Return the material exactly as supplied, apart from the pictures, which are omitted.

== Data

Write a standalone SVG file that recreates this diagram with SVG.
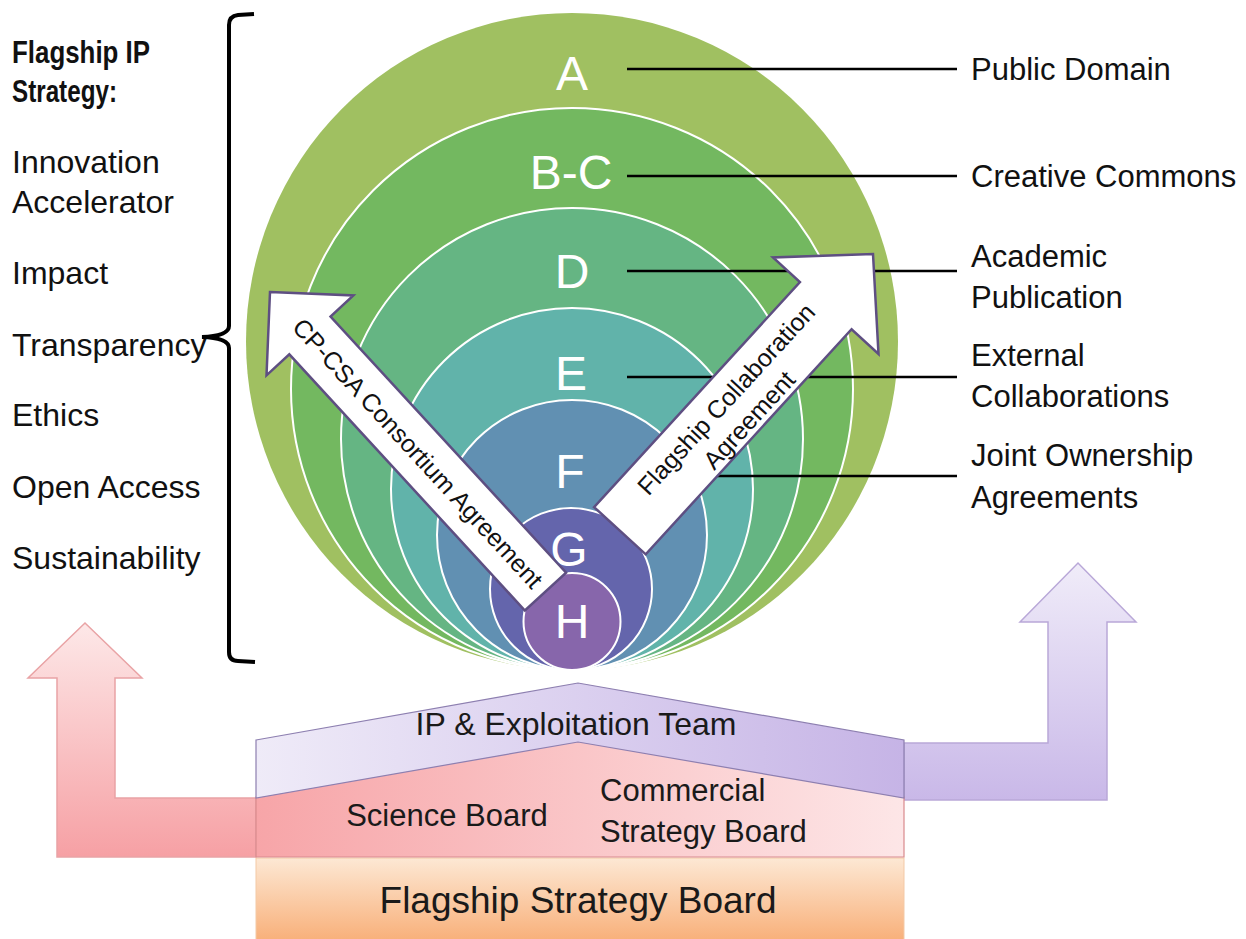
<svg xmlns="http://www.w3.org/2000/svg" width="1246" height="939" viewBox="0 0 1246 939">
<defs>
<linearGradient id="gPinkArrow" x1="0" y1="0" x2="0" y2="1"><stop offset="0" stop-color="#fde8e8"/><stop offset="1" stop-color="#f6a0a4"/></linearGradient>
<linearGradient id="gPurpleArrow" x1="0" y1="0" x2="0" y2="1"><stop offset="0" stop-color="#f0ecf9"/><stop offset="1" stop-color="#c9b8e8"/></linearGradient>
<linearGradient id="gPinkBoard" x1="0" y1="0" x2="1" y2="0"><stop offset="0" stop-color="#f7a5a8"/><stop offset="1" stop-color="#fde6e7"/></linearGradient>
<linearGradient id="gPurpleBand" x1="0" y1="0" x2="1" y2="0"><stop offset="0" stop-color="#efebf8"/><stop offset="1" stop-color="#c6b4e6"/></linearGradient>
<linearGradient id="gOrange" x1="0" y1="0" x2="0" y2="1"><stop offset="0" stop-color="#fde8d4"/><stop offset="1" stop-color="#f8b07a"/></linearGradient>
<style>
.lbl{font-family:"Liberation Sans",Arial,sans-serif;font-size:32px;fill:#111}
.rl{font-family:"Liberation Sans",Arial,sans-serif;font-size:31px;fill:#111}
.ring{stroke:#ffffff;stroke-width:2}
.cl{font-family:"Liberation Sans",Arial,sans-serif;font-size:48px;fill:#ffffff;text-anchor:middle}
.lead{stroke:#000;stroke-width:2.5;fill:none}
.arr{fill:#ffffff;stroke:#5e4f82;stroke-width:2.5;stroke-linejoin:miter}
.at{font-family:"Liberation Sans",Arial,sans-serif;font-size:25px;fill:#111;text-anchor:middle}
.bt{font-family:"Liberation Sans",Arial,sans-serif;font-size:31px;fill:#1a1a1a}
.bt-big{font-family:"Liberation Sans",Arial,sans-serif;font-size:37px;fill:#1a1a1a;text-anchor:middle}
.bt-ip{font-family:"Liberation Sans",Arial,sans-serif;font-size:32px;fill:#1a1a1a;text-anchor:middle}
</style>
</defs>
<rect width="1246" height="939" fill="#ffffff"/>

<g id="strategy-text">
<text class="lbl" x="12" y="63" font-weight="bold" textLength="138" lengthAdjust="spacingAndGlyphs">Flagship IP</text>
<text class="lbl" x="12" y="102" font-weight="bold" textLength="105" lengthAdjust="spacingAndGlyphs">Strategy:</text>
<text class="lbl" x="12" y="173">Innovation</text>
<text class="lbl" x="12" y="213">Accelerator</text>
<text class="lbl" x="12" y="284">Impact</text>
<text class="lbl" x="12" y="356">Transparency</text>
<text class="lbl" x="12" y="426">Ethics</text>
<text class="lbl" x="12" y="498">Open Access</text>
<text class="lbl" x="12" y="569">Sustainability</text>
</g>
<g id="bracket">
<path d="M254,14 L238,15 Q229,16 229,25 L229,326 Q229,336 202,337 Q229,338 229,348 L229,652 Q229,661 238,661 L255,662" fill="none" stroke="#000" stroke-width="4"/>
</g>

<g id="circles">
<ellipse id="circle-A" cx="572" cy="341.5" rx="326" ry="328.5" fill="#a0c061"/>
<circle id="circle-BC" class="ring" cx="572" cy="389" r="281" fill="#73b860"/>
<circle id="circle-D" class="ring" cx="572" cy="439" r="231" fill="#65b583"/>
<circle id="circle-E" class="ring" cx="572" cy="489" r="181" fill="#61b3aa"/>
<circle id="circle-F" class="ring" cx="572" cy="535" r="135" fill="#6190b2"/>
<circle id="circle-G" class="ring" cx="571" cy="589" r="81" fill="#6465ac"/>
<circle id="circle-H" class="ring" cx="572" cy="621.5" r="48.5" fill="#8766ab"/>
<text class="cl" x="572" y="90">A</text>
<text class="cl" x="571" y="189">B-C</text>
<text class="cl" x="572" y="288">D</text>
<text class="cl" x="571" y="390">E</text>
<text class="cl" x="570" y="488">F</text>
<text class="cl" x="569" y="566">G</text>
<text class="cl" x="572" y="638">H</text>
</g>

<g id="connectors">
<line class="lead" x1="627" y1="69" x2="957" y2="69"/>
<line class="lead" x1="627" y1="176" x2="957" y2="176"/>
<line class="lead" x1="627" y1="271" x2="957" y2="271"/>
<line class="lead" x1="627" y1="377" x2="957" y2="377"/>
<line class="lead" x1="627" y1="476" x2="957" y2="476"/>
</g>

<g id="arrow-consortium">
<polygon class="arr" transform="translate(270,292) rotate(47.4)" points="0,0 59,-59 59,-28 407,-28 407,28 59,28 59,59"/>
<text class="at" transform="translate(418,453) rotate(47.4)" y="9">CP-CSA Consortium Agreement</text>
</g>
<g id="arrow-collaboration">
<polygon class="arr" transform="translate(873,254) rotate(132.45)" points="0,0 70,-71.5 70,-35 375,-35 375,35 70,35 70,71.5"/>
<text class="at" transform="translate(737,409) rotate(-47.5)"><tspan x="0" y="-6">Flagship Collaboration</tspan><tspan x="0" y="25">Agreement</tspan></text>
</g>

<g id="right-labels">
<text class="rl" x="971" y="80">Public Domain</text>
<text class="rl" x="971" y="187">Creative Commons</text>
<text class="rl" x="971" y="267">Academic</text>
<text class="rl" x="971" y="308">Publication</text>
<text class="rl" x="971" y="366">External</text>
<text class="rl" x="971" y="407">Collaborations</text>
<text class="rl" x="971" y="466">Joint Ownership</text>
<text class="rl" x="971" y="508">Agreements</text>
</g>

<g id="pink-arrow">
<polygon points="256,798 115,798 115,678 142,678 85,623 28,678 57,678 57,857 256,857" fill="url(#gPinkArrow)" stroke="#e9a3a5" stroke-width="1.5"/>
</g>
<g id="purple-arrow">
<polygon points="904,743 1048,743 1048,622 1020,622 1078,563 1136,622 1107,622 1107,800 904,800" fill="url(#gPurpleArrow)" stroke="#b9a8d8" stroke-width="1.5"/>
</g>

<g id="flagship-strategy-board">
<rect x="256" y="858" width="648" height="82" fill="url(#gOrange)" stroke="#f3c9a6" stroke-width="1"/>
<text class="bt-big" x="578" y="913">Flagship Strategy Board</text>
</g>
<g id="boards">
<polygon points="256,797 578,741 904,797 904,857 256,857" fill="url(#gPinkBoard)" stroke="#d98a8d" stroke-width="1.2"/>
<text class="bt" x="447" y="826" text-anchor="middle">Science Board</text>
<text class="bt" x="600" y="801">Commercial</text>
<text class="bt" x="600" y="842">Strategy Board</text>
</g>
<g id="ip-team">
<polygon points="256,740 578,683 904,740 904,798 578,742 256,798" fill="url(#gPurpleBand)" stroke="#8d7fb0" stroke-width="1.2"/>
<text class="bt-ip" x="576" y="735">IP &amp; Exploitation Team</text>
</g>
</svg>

====

- Solved exercise:
Write a standalone SVG file that recreates this diagram with SVG.
<svg xmlns="http://www.w3.org/2000/svg" width="1246" height="939" viewBox="0 0 1246 939">
<defs>
<linearGradient id="gPinkArrow" x1="0" y1="0" x2="0" y2="1"><stop offset="0" stop-color="#fde8e8"/><stop offset="1" stop-color="#f6a0a4"/></linearGradient>
<linearGradient id="gPurpleArrow" x1="0" y1="0" x2="0" y2="1"><stop offset="0" stop-color="#f0ecf9"/><stop offset="1" stop-color="#c9b8e8"/></linearGradient>
<linearGradient id="gPinkBoard" x1="0" y1="0" x2="1" y2="0"><stop offset="0" stop-color="#f7a5a8"/><stop offset="1" stop-color="#fde6e7"/></linearGradient>
<linearGradient id="gPurpleBand" x1="0" y1="0" x2="1" y2="0"><stop offset="0" stop-color="#efebf8"/><stop offset="1" stop-color="#c6b4e6"/></linearGradient>
<linearGradient id="gOrange" x1="0" y1="0" x2="0" y2="1"><stop offset="0" stop-color="#fde8d4"/><stop offset="1" stop-color="#f8b07a"/></linearGradient>
<style>
.lbl{font-family:"Liberation Sans",Arial,sans-serif;font-size:32px;fill:#111}
.rl{font-family:"Liberation Sans",Arial,sans-serif;font-size:31px;fill:#111}
.ring{stroke:#ffffff;stroke-width:2}
.cl{font-family:"Liberation Sans",Arial,sans-serif;font-size:48px;fill:#ffffff;text-anchor:middle}
.lead{stroke:#000;stroke-width:2.5;fill:none}
.arr{fill:#ffffff;stroke:#5e4f82;stroke-width:2.5;stroke-linejoin:miter}
.at{font-family:"Liberation Sans",Arial,sans-serif;font-size:25px;fill:#111;text-anchor:middle}
.bt{font-family:"Liberation Sans",Arial,sans-serif;font-size:31px;fill:#1a1a1a}
.bt-big{font-family:"Liberation Sans",Arial,sans-serif;font-size:37px;fill:#1a1a1a;text-anchor:middle}
.bt-ip{font-family:"Liberation Sans",Arial,sans-serif;font-size:32px;fill:#1a1a1a;text-anchor:middle}
</style>
</defs>
<rect width="1246" height="939" fill="#ffffff"/>

<g id="strategy-text">
<text class="lbl" x="12" y="63" font-weight="bold" textLength="138" lengthAdjust="spacingAndGlyphs">Flagship IP</text>
<text class="lbl" x="12" y="102" font-weight="bold" textLength="105" lengthAdjust="spacingAndGlyphs">Strategy:</text>
<text class="lbl" x="12" y="173">Innovation</text>
<text class="lbl" x="12" y="213">Accelerator</text>
<text class="lbl" x="12" y="284">Impact</text>
<text class="lbl" x="12" y="356">Transparency</text>
<text class="lbl" x="12" y="426">Ethics</text>
<text class="lbl" x="12" y="498">Open Access</text>
<text class="lbl" x="12" y="569">Sustainability</text>
</g>
<g id="bracket">
<path d="M254,14 L238,15 Q229,16 229,25 L229,326 Q229,336 202,337 Q229,338 229,348 L229,652 Q229,661 238,661 L255,662" fill="none" stroke="#000" stroke-width="4"/>
</g>

<g id="circles">
<ellipse id="circle-A" cx="572" cy="341.5" rx="326" ry="328.5" fill="#a0c061"/>
<circle id="circle-BC" class="ring" cx="572" cy="389" r="281" fill="#73b860"/>
<circle id="circle-D" class="ring" cx="572" cy="439" r="231" fill="#65b583"/>
<circle id="circle-E" class="ring" cx="572" cy="489" r="181" fill="#61b3aa"/>
<circle id="circle-F" class="ring" cx="572" cy="535" r="135" fill="#6190b2"/>
<circle id="circle-G" class="ring" cx="571" cy="589" r="81" fill="#6465ac"/>
<circle id="circle-H" class="ring" cx="572" cy="621.5" r="48.5" fill="#8766ab"/>
<text class="cl" x="572" y="90">A</text>
<text class="cl" x="571" y="189">B-C</text>
<text class="cl" x="572" y="288">D</text>
<text class="cl" x="571" y="390">E</text>
<text class="cl" x="570" y="488">F</text>
<text class="cl" x="569" y="566">G</text>
<text class="cl" x="572" y="638">H</text>
</g>

<g id="connectors">
<line class="lead" x1="627" y1="69" x2="957" y2="69"/>
<line class="lead" x1="627" y1="176" x2="957" y2="176"/>
<line class="lead" x1="627" y1="271" x2="957" y2="271"/>
<line class="lead" x1="627" y1="377" x2="957" y2="377"/>
<line class="lead" x1="627" y1="476" x2="957" y2="476"/>
</g>

<g id="arrow-consortium">
<polygon class="arr" transform="translate(270,292) rotate(47.4)" points="0,0 59,-59 59,-28 407,-28 407,28 59,28 59,59"/>
<text class="at" transform="translate(418,453) rotate(47.4)" y="9">CP-CSA Consortium Agreement</text>
</g>
<g id="arrow-collaboration">
<polygon class="arr" transform="translate(873,254) rotate(132.45)" points="0,0 70,-71.5 70,-35 375,-35 375,35 70,35 70,71.5"/>
<text class="at" transform="translate(737,409) rotate(-47.5)"><tspan x="0" y="-6">Flagship Collaboration</tspan><tspan x="0" y="25">Agreement</tspan></text>
</g>

<g id="right-labels">
<text class="rl" x="971" y="80">Public Domain</text>
<text class="rl" x="971" y="187">Creative Commons</text>
<text class="rl" x="971" y="267">Academic</text>
<text class="rl" x="971" y="308">Publication</text>
<text class="rl" x="971" y="366">External</text>
<text class="rl" x="971" y="407">Collaborations</text>
<text class="rl" x="971" y="466">Joint Ownership</text>
<text class="rl" x="971" y="508">Agreements</text>
</g>

<g id="pink-arrow">
<polygon points="256,798 115,798 115,678 142,678 85,623 28,678 57,678 57,857 256,857" fill="url(#gPinkArrow)" stroke="#e9a3a5" stroke-width="1.5"/>
</g>
<g id="purple-arrow">
<polygon points="904,743 1048,743 1048,622 1020,622 1078,563 1136,622 1107,622 1107,800 904,800" fill="url(#gPurpleArrow)" stroke="#b9a8d8" stroke-width="1.5"/>
</g>

<g id="flagship-strategy-board">
<rect x="256" y="858" width="648" height="82" fill="url(#gOrange)" stroke="#f3c9a6" stroke-width="1"/>
<text class="bt-big" x="578" y="913">Flagship Strategy Board</text>
</g>
<g id="boards">
<polygon points="256,797 578,741 904,797 904,857 256,857" fill="url(#gPinkBoard)" stroke="#d98a8d" stroke-width="1.2"/>
<text class="bt" x="447" y="826" text-anchor="middle">Science Board</text>
<text class="bt" x="600" y="801">Commercial</text>
<text class="bt" x="600" y="842">Strategy Board</text>
</g>
<g id="ip-team">
<polygon points="256,740 578,683 904,740 904,798 578,742 256,798" fill="url(#gPurpleBand)" stroke="#8d7fb0" stroke-width="1.2"/>
<text class="bt-ip" x="576" y="735">IP &amp; Exploitation Team</text>
</g>
</svg>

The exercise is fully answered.